К. Вишневский полагает, что при таких соотношениях ошибочно говорить о жанровых тяготениях строф. Так, среди од «каноническим десятистишием написаны 156, или 48%; другими десятистишиями » –66, или 21%; другими строфами или вольным стихом – 97, или 31%» (стр. 52). Но все-таки две трети десятистиший – цифра показательная, традиция вообще не предполагает буквального повторения, что и отличает ее от консервации и эпигонства. Кажется, К. Вишневский подчас увлекается опровержением прежних приблизительных мнений и неохотно признает за ними свою долю истины. Есть и другие пути анализа связей между разными компонентами художественной формы. Например, С. Матяш, проследив сочетаемость строк разной стопности в вольном ямбе драм, эпиграмм и басен XVIII – XX веков, нашла предпочитаемые типы сочетаний в зависимости, как от времени написания произведения, так и от его жанра; это, можно согласиться с автором, «выявляет еще один механизм связи стиха и жанра и дает возможность увидеть, что эволюция стиховых форм в рамках одного жанра связана с сохранением специфических примет стиля и изменением менее специфических» (стр. 71). Напомним, что еще не так давно «для ясности» всякий вольный ямб иногда называли «басенным».

Статьи С. Матяш и Л. Вельской представляют собой интересные попытки увязать статистический анализ стиха с вниманием к конкретным сочетаниям строк. Парадоксально, что малопрофессиональная критика стиховедческой статистики усматривала в ней признак структурализма: суммарные подсчеты без учета конкретных соотношений («оппозиций» – на языке структурализма) как раз страдали игнорированием структурности стихотворного текста. Этот недостаток в данном случае и преодолевается. Л. Вельская в своей статье (вообще одной из лучших в книге) пишет о драматической поэме Есенина «Пугачев», что раздельный подсчет двусложников, дольников, акцентных стихов и т. д. здесь недостаточен, ибо «ритм строится на непрерывных метроритмических «переливах»…» (стр. 104), но, в общем, отличается акцентной доминантой: все виды стиха «врастают» в акцентный стих и к концу произведения переходят в него; это напоминает стих «Мистерии-буфф» Маяковского (больше, чем стих его поздних поэм). Но это не целиком акцентный стих, хотя он в какой-то мере и ассимилирует более строгие метрические формы. Л. Вельская предполагает, что и Есенин, и Маяковский ощущали акцентный стих как слишком зыбкий и неустойчивый, предпочитая «укреплять» ритм, то есть, допуская чисто тонический стих лишь в определенных дозах в рамках сложных полиструктур. Кстати, в «Очерке истории русского стиха» М. Гаспарова уже на большом материале доказано, что расцвет акцентного стиха в советской поэзии был недолог и что уж никак нельзя говорить о его ведущей роли в поэзии XX века.

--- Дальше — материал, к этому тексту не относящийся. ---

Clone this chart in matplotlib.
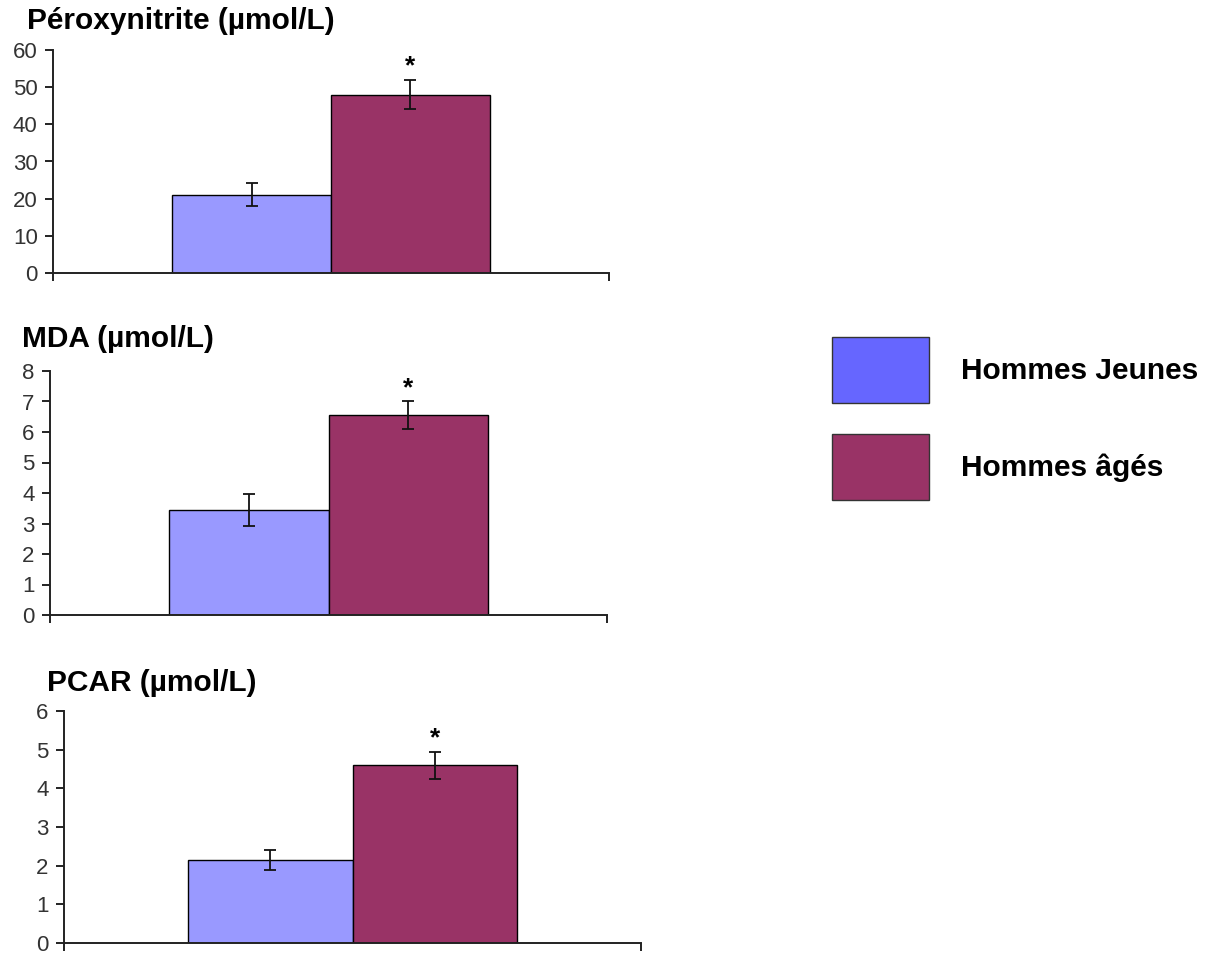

Работа Л, Вельской – свидетельство интереса современного стиховедения к сложным, трудно поддающимся анализу формам; исследовательница не стремится «облегчить себе жизнь», как нередко делали ее предшественники. К достоинствам ее статьи следует отнести сам факт разграничения полиметрии и полиритмии в зависимости от сочетаний разных форм. Так, в «Разговоре с фининспектором о поэзии» Маяковского много разных форм, соответствующих различным системам стихосложения, но «разнометрические ряды настолько разрозненны и одиночны, что являются не комбинациями разных метров, а разновидностями одного метра, т. е. не полиметрическими, а полиритмическими, но однометрическими» (стр. 106).

В статье С. Фомичева, строго говоря, по преимуществу не стиховедческой, проводится мысль о том, что комическое сопоставление в начале «Домика в Коломне»»женских» и «мужеских» слогов «предвосхитило анекдотический сюжет с переодеванием» (стр. 129), в какой-то мере отталкивавшийся от сюжета «Беппо» Байрона – поэмы в октавах, действиекоторой, включающее переодевание, развивается на фоне венецианского карнавала (оппозиции: Юг – Север, Италия – Россия, карнавал – святки, героическая битва – любовное приключение – «обеспечивают» сюжетную канву произведения Пушкина). Наблюдения историка литературы лишний раз доказывают неслучайность тех или иных стиховых форм в подлинно поэтическом произведении.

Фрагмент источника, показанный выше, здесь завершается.